- **Short problem**: Restate the data word for word and leave the images out.

[START Source data]

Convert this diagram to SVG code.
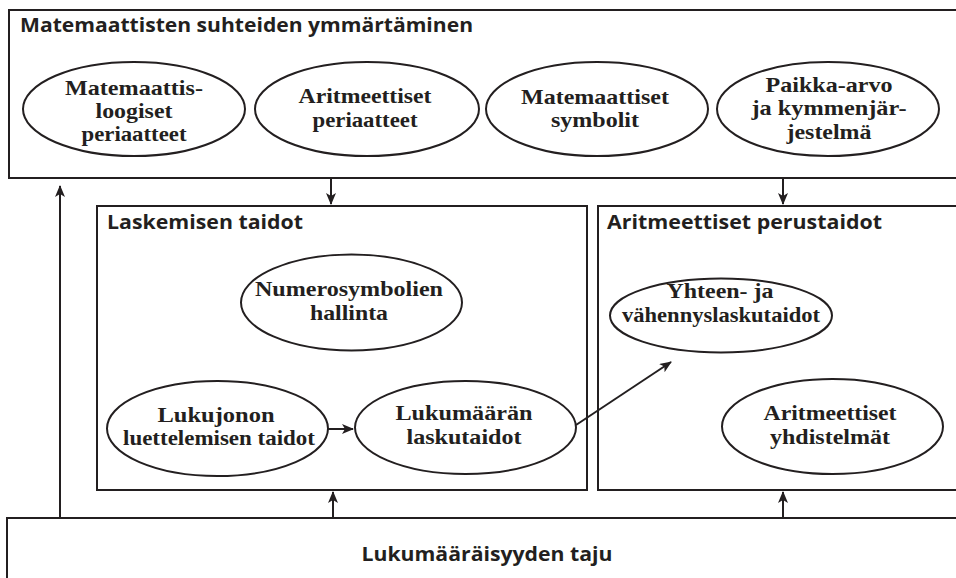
<svg xmlns="http://www.w3.org/2000/svg" width="956" height="578" viewBox="0 0 956 578">
<style>
.box{fill:#fff;stroke:#231f20;stroke-width:2}
.ell{fill:#fff;stroke:#231f20;stroke-width:2}
.ttl{font-family:"Open Sans","Liberation Sans",sans-serif;font-weight:700;font-size:19px;fill:#231f20}
.lbl{font-family:"Liberation Serif","Times New Roman",serif;font-weight:700;font-size:21.5px;fill:#231f20;text-anchor:middle}
.con{stroke:#231f20;stroke-width:2;fill:none;marker-end:url(#ah)}
</style>
<defs>
<marker id="ah" markerWidth="12" markerHeight="10" refX="11" refY="5" orient="auto" markerUnits="userSpaceOnUse">
<path d="M0,0 L12,5 L0,10 L3,5 z" fill="#231f20"/>
</marker>
</defs>
<rect width="956" height="578" fill="#fff"/>

<g id="top">
<rect class="box" x="9" y="10" width="960" height="168"/>
<text class="ttl" x="20" y="32" textLength="453" lengthAdjust="spacingAndGlyphs">Matemaattisten suhteiden ymmärtäminen</text>
</g>
<g id="n-logiset">
<ellipse class="ell" cx="134" cy="109" rx="111" ry="47"/>
<text class="lbl" x="134" y="95" textLength="138" lengthAdjust="spacingAndGlyphs">Matemaattis-</text>
<text class="lbl" x="134" y="118" textLength="77" lengthAdjust="spacingAndGlyphs">loogiset</text>
<text class="lbl" x="134" y="141" textLength="105" lengthAdjust="spacingAndGlyphs">periaatteet</text>
</g>
<g id="n-aritper">
<ellipse class="ell" cx="367" cy="109" rx="112" ry="47"/>
<text class="lbl" x="365" y="103" textLength="133" lengthAdjust="spacingAndGlyphs">Aritmeettiset</text>
<text class="lbl" x="365" y="127" textLength="105" lengthAdjust="spacingAndGlyphs">periaatteet</text>
</g>
<g id="n-symbolit">
<ellipse class="ell" cx="597" cy="109" rx="111" ry="47"/>
<text class="lbl" x="595" y="104" textLength="148" lengthAdjust="spacingAndGlyphs">Matemaattiset</text>
<text class="lbl" x="595" y="127" textLength="88" lengthAdjust="spacingAndGlyphs">symbolit</text>
</g>
<g id="n-paikka">
<ellipse class="ell" cx="828" cy="109" rx="111" ry="47"/>
<text class="lbl" x="829" y="92" textLength="127" lengthAdjust="spacingAndGlyphs">Paikka-arvo</text>
<text class="lbl" x="829" y="115" textLength="155" lengthAdjust="spacingAndGlyphs">ja kymmenjär-</text>
<text class="lbl" x="829" y="139" textLength="85" lengthAdjust="spacingAndGlyphs">jestelmä</text>
</g>

<g id="laskemisen">
<rect class="box" x="97" y="206" width="490" height="284"/>
<text class="ttl" x="107" y="229" textLength="196" lengthAdjust="spacingAndGlyphs">Laskemisen taidot</text>
</g>
<g id="n-numero">
<ellipse class="ell" cx="351.5" cy="302.5" rx="110.5" ry="48"/>
<text class="lbl" x="349" y="296" textLength="188" lengthAdjust="spacingAndGlyphs">Numerosymbolien</text>
<text class="lbl" x="349" y="320" textLength="78" lengthAdjust="spacingAndGlyphs">hallinta</text>
</g>
<g id="n-lukujonon">
<ellipse class="ell" cx="217.5" cy="428.5" rx="110.5" ry="47.5"/>
<text class="lbl" x="216" y="422" textLength="117" lengthAdjust="spacingAndGlyphs">Lukujonon</text>
<text class="lbl" x="219" y="445" textLength="192" lengthAdjust="spacingAndGlyphs">luettelemisen taidot</text>
</g>
<g id="n-lukumaaran">
<ellipse class="ell" cx="465.5" cy="427.5" rx="110.5" ry="46.5"/>
<text class="lbl" x="464" y="420" textLength="137" lengthAdjust="spacingAndGlyphs">Lukumäärän</text>
<text class="lbl" x="464" y="444" textLength="115" lengthAdjust="spacingAndGlyphs">laskutaidot</text>
</g>

<g id="aritperus">
<rect class="box" x="598" y="206" width="370" height="284"/>
<text class="ttl" x="607" y="229" textLength="275" lengthAdjust="spacingAndGlyphs">Aritmeettiset perustaidot</text>
</g>
<g id="n-yhteen">
<ellipse class="ell" cx="721" cy="315.5" rx="111" ry="37"/>
<text class="lbl" x="720" y="298" textLength="107" lengthAdjust="spacingAndGlyphs">Yhteen- ja</text>
<text class="lbl" x="721" y="322" textLength="198" lengthAdjust="spacingAndGlyphs">vähennyslaskutaidot</text>
</g>
<g id="n-yhdistelmat">
<ellipse class="ell" cx="832.5" cy="426.5" rx="110.5" ry="47.5"/>
<text class="lbl" x="830" y="420" textLength="133" lengthAdjust="spacingAndGlyphs">Aritmeettiset</text>
<text class="lbl" x="830" y="444" textLength="120" lengthAdjust="spacingAndGlyphs">yhdistelmät</text>
</g>

<g id="bottom">
<rect class="box" x="7" y="518" width="960" height="80"/>
<text class="ttl" x="487" y="561" text-anchor="middle" textLength="251" lengthAdjust="spacingAndGlyphs">Lukumääräisyyden taju</text>
</g>

<g id="connectors">
<line class="con" x1="331" y1="178" x2="331" y2="204"/>
<line class="con" x1="783" y1="178" x2="783" y2="204"/>
<line class="con" x1="333" y1="518" x2="333" y2="492"/>
<line class="con" x1="783" y1="518" x2="783" y2="492"/>
<line class="con" x1="60" y1="518" x2="60" y2="186"/>
<line class="con" x1="328" y1="429" x2="353" y2="429"/>
<line class="con" x1="576" y1="425" x2="671" y2="362"/>
</g>
</svg>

[END Source data]

- **The completed task**:
Convert this diagram to SVG code.
<svg xmlns="http://www.w3.org/2000/svg" width="956" height="578" viewBox="0 0 956 578">
<style>
.box{fill:#fff;stroke:#231f20;stroke-width:2}
.ell{fill:#fff;stroke:#231f20;stroke-width:2}
.ttl{font-family:"Open Sans","Liberation Sans",sans-serif;font-weight:700;font-size:19px;fill:#231f20}
.lbl{font-family:"Liberation Serif","Times New Roman",serif;font-weight:700;font-size:21.5px;fill:#231f20;text-anchor:middle}
.con{stroke:#231f20;stroke-width:2;fill:none;marker-end:url(#ah)}
</style>
<defs>
<marker id="ah" markerWidth="12" markerHeight="10" refX="11" refY="5" orient="auto" markerUnits="userSpaceOnUse">
<path d="M0,0 L12,5 L0,10 L3,5 z" fill="#231f20"/>
</marker>
</defs>
<rect width="956" height="578" fill="#fff"/>

<g id="top">
<rect class="box" x="9" y="10" width="960" height="168"/>
<text class="ttl" x="20" y="32" textLength="453" lengthAdjust="spacingAndGlyphs">Matemaattisten suhteiden ymmärtäminen</text>
</g>
<g id="n-logiset">
<ellipse class="ell" cx="134" cy="109" rx="111" ry="47"/>
<text class="lbl" x="134" y="95" textLength="138" lengthAdjust="spacingAndGlyphs">Matemaattis-</text>
<text class="lbl" x="134" y="118" textLength="77" lengthAdjust="spacingAndGlyphs">loogiset</text>
<text class="lbl" x="134" y="141" textLength="105" lengthAdjust="spacingAndGlyphs">periaatteet</text>
</g>
<g id="n-aritper">
<ellipse class="ell" cx="367" cy="109" rx="112" ry="47"/>
<text class="lbl" x="365" y="103" textLength="133" lengthAdjust="spacingAndGlyphs">Aritmeettiset</text>
<text class="lbl" x="365" y="127" textLength="105" lengthAdjust="spacingAndGlyphs">periaatteet</text>
</g>
<g id="n-symbolit">
<ellipse class="ell" cx="597" cy="109" rx="111" ry="47"/>
<text class="lbl" x="595" y="104" textLength="148" lengthAdjust="spacingAndGlyphs">Matemaattiset</text>
<text class="lbl" x="595" y="127" textLength="88" lengthAdjust="spacingAndGlyphs">symbolit</text>
</g>
<g id="n-paikka">
<ellipse class="ell" cx="828" cy="109" rx="111" ry="47"/>
<text class="lbl" x="829" y="92" textLength="127" lengthAdjust="spacingAndGlyphs">Paikka-arvo</text>
<text class="lbl" x="829" y="115" textLength="155" lengthAdjust="spacingAndGlyphs">ja kymmenjär-</text>
<text class="lbl" x="829" y="139" textLength="85" lengthAdjust="spacingAndGlyphs">jestelmä</text>
</g>

<g id="laskemisen">
<rect class="box" x="97" y="206" width="490" height="284"/>
<text class="ttl" x="107" y="229" textLength="196" lengthAdjust="spacingAndGlyphs">Laskemisen taidot</text>
</g>
<g id="n-numero">
<ellipse class="ell" cx="351.5" cy="302.5" rx="110.5" ry="48"/>
<text class="lbl" x="349" y="296" textLength="188" lengthAdjust="spacingAndGlyphs">Numerosymbolien</text>
<text class="lbl" x="349" y="320" textLength="78" lengthAdjust="spacingAndGlyphs">hallinta</text>
</g>
<g id="n-lukujonon">
<ellipse class="ell" cx="217.5" cy="428.5" rx="110.5" ry="47.5"/>
<text class="lbl" x="216" y="422" textLength="117" lengthAdjust="spacingAndGlyphs">Lukujonon</text>
<text class="lbl" x="219" y="445" textLength="192" lengthAdjust="spacingAndGlyphs">luettelemisen taidot</text>
</g>
<g id="n-lukumaaran">
<ellipse class="ell" cx="465.5" cy="427.5" rx="110.5" ry="46.5"/>
<text class="lbl" x="464" y="420" textLength="137" lengthAdjust="spacingAndGlyphs">Lukumäärän</text>
<text class="lbl" x="464" y="444" textLength="115" lengthAdjust="spacingAndGlyphs">laskutaidot</text>
</g>

<g id="aritperus">
<rect class="box" x="598" y="206" width="370" height="284"/>
<text class="ttl" x="607" y="229" textLength="275" lengthAdjust="spacingAndGlyphs">Aritmeettiset perustaidot</text>
</g>
<g id="n-yhteen">
<ellipse class="ell" cx="721" cy="315.5" rx="111" ry="37"/>
<text class="lbl" x="720" y="298" textLength="107" lengthAdjust="spacingAndGlyphs">Yhteen- ja</text>
<text class="lbl" x="721" y="322" textLength="198" lengthAdjust="spacingAndGlyphs">vähennyslaskutaidot</text>
</g>
<g id="n-yhdistelmat">
<ellipse class="ell" cx="832.5" cy="426.5" rx="110.5" ry="47.5"/>
<text class="lbl" x="830" y="420" textLength="133" lengthAdjust="spacingAndGlyphs">Aritmeettiset</text>
<text class="lbl" x="830" y="444" textLength="120" lengthAdjust="spacingAndGlyphs">yhdistelmät</text>
</g>

<g id="bottom">
<rect class="box" x="7" y="518" width="960" height="80"/>
<text class="ttl" x="487" y="561" text-anchor="middle" textLength="251" lengthAdjust="spacingAndGlyphs">Lukumääräisyyden taju</text>
</g>

<g id="connectors">
<line class="con" x1="331" y1="178" x2="331" y2="204"/>
<line class="con" x1="783" y1="178" x2="783" y2="204"/>
<line class="con" x1="333" y1="518" x2="333" y2="492"/>
<line class="con" x1="783" y1="518" x2="783" y2="492"/>
<line class="con" x1="60" y1="518" x2="60" y2="186"/>
<line class="con" x1="328" y1="429" x2="353" y2="429"/>
<line class="con" x1="576" y1="425" x2="671" y2="362"/>
</g>
</svg>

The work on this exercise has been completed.